**Directions:**
Below are the records; extract from them the line containing "Rebuild this chart" to the line containing "fit_sum = [1.216, 1.256]", both lines included, exactly and with no pictures.

[Items from a data source]
▼▼▼

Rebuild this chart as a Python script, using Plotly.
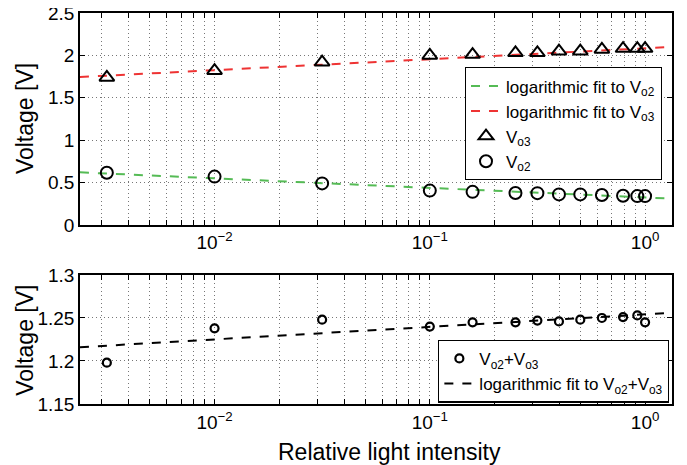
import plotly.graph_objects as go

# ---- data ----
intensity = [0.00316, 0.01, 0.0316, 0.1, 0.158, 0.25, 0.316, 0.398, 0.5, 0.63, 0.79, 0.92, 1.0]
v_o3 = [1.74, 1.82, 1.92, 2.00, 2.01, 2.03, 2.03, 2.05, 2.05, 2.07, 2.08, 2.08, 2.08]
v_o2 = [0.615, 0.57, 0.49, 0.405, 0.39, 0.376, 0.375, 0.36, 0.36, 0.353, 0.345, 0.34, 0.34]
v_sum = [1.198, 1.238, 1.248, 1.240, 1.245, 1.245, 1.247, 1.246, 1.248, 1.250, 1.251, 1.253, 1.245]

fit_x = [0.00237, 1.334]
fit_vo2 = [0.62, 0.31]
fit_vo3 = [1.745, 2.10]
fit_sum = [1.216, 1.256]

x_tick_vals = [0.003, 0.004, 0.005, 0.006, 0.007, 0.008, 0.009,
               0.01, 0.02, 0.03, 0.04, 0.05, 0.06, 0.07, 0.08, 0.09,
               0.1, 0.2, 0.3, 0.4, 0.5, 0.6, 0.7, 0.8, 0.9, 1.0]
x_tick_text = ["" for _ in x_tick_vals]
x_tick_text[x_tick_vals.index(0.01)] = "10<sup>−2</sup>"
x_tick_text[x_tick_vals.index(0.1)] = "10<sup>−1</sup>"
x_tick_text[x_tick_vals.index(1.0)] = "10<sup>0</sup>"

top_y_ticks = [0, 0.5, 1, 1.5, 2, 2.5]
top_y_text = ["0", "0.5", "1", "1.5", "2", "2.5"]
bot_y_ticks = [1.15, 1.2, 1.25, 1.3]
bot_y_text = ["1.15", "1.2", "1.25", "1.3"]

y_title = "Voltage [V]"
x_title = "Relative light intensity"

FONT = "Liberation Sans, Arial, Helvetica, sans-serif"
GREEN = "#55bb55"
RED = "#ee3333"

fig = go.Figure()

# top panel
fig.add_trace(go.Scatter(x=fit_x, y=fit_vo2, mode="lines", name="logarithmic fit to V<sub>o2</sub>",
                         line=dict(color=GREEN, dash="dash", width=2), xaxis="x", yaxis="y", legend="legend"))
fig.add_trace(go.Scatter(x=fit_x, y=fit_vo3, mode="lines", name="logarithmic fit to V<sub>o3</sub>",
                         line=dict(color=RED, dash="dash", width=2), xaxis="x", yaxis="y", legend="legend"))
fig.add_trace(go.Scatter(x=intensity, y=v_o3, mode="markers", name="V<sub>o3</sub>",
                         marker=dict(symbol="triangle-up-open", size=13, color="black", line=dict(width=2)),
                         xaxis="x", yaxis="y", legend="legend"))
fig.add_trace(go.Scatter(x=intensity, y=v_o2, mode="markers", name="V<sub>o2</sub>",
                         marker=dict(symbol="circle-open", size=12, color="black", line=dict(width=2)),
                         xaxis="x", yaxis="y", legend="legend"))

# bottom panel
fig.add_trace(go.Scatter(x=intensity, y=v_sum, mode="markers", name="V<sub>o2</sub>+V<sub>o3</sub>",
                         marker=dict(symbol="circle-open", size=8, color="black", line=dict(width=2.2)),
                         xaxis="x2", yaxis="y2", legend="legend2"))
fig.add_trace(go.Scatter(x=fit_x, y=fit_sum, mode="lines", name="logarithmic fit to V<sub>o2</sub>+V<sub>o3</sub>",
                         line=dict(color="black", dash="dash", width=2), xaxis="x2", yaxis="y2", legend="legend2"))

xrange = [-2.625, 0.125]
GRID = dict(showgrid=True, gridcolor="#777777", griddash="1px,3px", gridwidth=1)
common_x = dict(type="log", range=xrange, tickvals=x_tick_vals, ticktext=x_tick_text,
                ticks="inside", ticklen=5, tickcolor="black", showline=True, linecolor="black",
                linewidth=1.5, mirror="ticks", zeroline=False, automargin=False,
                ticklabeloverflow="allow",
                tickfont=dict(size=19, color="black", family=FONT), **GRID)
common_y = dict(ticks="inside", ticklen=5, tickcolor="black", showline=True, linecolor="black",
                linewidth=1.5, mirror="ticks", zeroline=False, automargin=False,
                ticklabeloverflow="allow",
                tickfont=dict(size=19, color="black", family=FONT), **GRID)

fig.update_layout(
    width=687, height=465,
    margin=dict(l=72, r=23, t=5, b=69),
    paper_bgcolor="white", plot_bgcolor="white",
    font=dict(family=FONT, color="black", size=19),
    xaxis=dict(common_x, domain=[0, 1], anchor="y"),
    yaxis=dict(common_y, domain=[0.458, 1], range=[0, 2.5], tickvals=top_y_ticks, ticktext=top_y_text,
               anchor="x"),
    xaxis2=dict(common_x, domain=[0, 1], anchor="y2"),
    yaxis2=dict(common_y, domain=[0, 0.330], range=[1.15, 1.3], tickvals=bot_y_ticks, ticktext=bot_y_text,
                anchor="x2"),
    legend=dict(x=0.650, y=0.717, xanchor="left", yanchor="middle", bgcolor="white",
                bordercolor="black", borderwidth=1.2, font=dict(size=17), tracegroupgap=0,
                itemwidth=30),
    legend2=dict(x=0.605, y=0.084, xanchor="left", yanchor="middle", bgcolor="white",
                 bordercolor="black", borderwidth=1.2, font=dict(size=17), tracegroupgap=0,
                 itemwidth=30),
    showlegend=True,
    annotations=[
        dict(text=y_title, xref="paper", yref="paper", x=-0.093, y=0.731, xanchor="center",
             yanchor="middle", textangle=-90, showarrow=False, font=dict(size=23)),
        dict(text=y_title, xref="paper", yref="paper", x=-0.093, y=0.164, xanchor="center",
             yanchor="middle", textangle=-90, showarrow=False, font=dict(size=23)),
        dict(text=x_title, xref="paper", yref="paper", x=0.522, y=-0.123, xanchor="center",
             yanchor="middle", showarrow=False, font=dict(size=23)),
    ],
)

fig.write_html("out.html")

▲▲▲
▼▼▼

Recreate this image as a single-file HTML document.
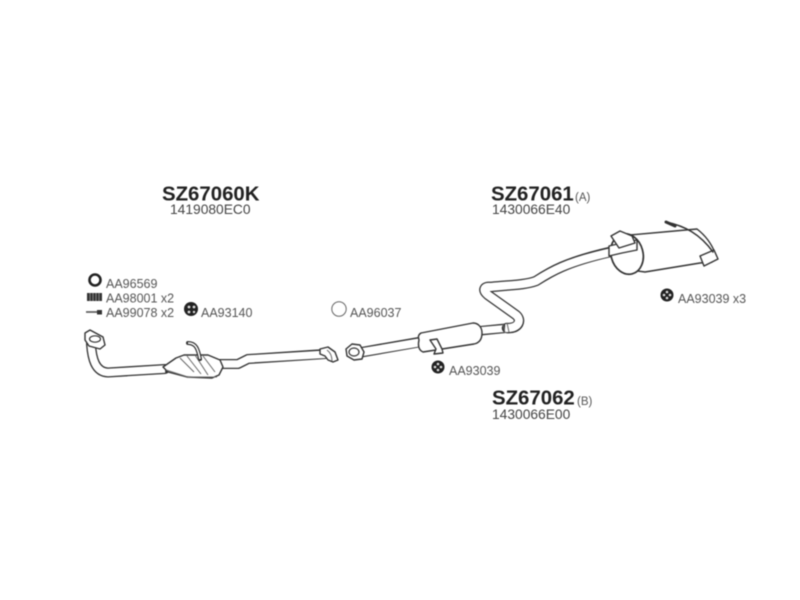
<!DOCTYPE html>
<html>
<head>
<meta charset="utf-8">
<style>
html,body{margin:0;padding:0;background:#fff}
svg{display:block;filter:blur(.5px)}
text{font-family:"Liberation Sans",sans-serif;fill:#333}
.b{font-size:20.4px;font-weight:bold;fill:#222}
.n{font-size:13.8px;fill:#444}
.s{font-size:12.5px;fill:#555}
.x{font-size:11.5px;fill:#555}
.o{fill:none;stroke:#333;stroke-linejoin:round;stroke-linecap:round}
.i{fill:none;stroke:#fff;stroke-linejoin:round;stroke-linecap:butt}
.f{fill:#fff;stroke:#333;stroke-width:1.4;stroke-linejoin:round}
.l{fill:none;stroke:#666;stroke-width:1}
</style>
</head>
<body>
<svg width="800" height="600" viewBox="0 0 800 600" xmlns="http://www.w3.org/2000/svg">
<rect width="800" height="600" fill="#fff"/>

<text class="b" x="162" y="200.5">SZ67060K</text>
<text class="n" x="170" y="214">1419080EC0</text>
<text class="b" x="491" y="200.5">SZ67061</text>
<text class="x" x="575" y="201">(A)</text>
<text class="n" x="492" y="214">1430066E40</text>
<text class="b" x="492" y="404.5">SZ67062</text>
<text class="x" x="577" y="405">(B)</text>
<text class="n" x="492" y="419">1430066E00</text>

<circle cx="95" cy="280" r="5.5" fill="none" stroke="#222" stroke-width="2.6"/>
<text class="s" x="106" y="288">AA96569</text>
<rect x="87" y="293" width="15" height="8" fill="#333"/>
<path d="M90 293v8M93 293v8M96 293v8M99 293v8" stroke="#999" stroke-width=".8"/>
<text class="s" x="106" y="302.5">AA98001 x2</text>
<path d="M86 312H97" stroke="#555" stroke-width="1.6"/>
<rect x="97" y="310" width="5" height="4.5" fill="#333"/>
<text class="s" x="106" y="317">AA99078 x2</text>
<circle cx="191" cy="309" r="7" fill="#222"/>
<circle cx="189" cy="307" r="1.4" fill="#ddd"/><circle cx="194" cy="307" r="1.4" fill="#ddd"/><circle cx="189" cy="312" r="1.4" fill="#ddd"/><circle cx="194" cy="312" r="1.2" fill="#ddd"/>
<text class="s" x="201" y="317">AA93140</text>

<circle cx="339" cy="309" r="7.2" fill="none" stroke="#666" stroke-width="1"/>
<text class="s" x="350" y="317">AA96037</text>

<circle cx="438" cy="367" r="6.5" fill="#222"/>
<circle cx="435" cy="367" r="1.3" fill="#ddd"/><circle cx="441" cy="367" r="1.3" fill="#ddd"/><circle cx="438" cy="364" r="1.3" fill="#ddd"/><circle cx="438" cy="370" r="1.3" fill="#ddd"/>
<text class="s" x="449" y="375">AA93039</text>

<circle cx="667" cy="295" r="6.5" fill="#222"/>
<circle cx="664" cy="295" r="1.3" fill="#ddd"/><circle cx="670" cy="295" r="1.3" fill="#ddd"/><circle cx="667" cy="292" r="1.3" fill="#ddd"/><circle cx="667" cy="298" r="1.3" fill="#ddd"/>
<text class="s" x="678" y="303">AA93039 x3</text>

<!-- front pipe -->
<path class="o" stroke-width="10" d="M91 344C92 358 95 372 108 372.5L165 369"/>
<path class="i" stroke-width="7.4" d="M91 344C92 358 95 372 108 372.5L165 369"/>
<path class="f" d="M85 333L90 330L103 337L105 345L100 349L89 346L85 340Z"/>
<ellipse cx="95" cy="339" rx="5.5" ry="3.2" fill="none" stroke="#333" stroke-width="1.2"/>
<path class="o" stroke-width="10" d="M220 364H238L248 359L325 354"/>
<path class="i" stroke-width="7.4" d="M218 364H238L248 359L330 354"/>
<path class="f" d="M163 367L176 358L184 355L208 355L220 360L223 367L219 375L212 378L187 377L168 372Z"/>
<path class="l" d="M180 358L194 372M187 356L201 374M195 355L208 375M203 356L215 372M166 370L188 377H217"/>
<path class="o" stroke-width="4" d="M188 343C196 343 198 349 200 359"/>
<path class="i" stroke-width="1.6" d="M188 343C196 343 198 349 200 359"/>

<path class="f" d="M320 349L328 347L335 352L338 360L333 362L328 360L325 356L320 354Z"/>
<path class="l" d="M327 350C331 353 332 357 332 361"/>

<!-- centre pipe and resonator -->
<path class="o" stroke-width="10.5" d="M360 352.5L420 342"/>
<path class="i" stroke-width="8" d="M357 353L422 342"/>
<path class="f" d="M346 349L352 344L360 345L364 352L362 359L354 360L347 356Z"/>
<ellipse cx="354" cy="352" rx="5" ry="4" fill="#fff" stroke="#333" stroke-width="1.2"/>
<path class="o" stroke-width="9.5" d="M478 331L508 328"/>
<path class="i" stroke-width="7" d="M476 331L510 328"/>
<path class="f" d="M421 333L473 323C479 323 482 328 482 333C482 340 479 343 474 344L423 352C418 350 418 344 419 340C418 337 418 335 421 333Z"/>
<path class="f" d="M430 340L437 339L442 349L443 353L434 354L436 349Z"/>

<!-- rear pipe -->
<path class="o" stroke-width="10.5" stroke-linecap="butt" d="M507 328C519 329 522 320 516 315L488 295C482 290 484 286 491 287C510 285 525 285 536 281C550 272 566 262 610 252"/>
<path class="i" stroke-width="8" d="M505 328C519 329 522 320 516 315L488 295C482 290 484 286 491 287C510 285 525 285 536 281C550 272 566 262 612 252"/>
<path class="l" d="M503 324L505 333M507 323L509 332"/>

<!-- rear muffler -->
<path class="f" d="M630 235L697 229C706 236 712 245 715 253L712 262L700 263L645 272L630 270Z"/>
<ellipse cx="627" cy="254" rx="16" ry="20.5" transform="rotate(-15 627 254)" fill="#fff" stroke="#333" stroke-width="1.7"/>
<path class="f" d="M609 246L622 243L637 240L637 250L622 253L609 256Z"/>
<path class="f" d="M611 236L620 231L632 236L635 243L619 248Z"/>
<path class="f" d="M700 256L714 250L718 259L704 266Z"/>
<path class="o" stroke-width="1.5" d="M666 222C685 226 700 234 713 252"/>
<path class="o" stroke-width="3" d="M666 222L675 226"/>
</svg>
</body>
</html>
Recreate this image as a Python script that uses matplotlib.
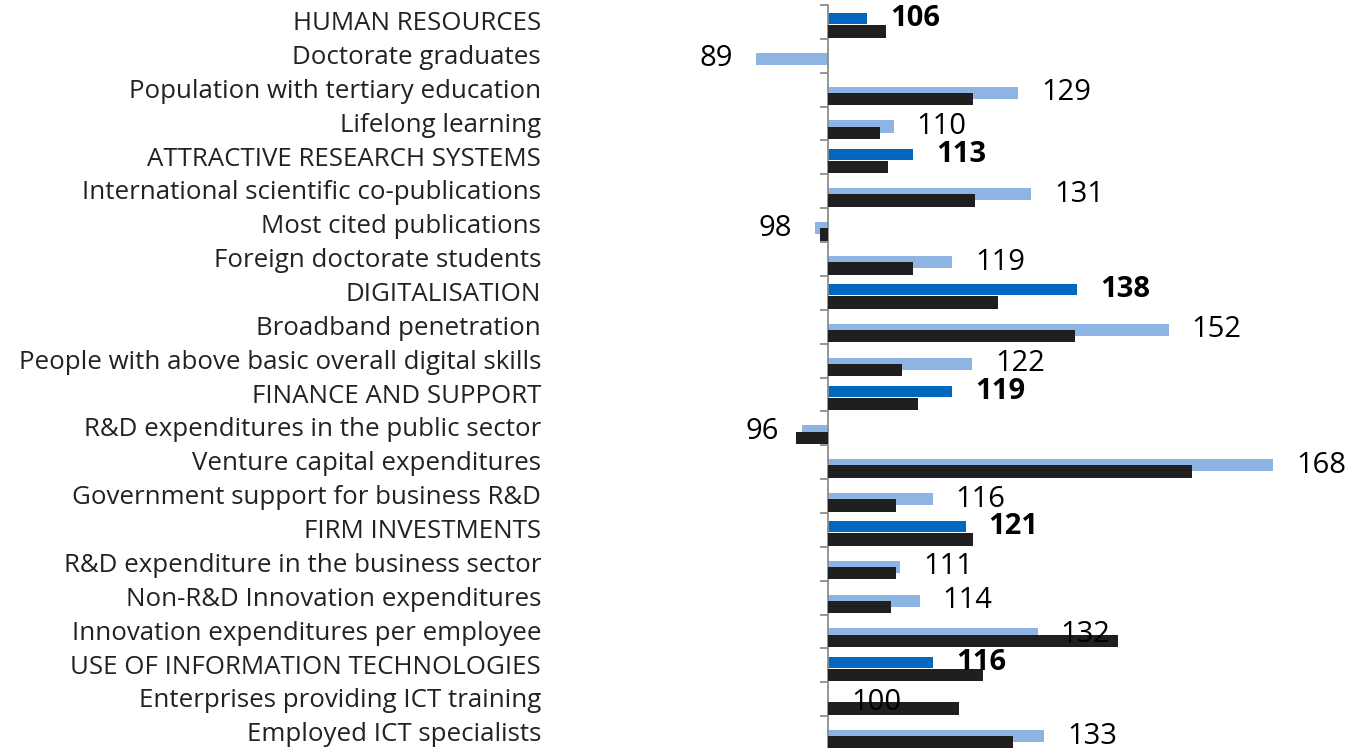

▲▲▲

**Written answer:**
Rebuild this chart as a Python script, using Plotly.
import plotly.graph_objects as go

# ---- data ----
intensity = [0.00316, 0.01, 0.0316, 0.1, 0.158, 0.25, 0.316, 0.398, 0.5, 0.63, 0.79, 0.92, 1.0]
v_o3 = [1.74, 1.82, 1.92, 2.00, 2.01, 2.03, 2.03, 2.05, 2.05, 2.07, 2.08, 2.08, 2.08]
v_o2 = [0.615, 0.57, 0.49, 0.405, 0.39, 0.376, 0.375, 0.36, 0.36, 0.353, 0.345, 0.34, 0.34]
v_sum = [1.198, 1.238, 1.248, 1.240, 1.245, 1.245, 1.247, 1.246, 1.248, 1.250, 1.251, 1.253, 1.245]

fit_x = [0.00237, 1.334]
fit_vo2 = [0.62, 0.31]
fit_vo3 = [1.745, 2.10]
fit_sum = [1.216, 1.256]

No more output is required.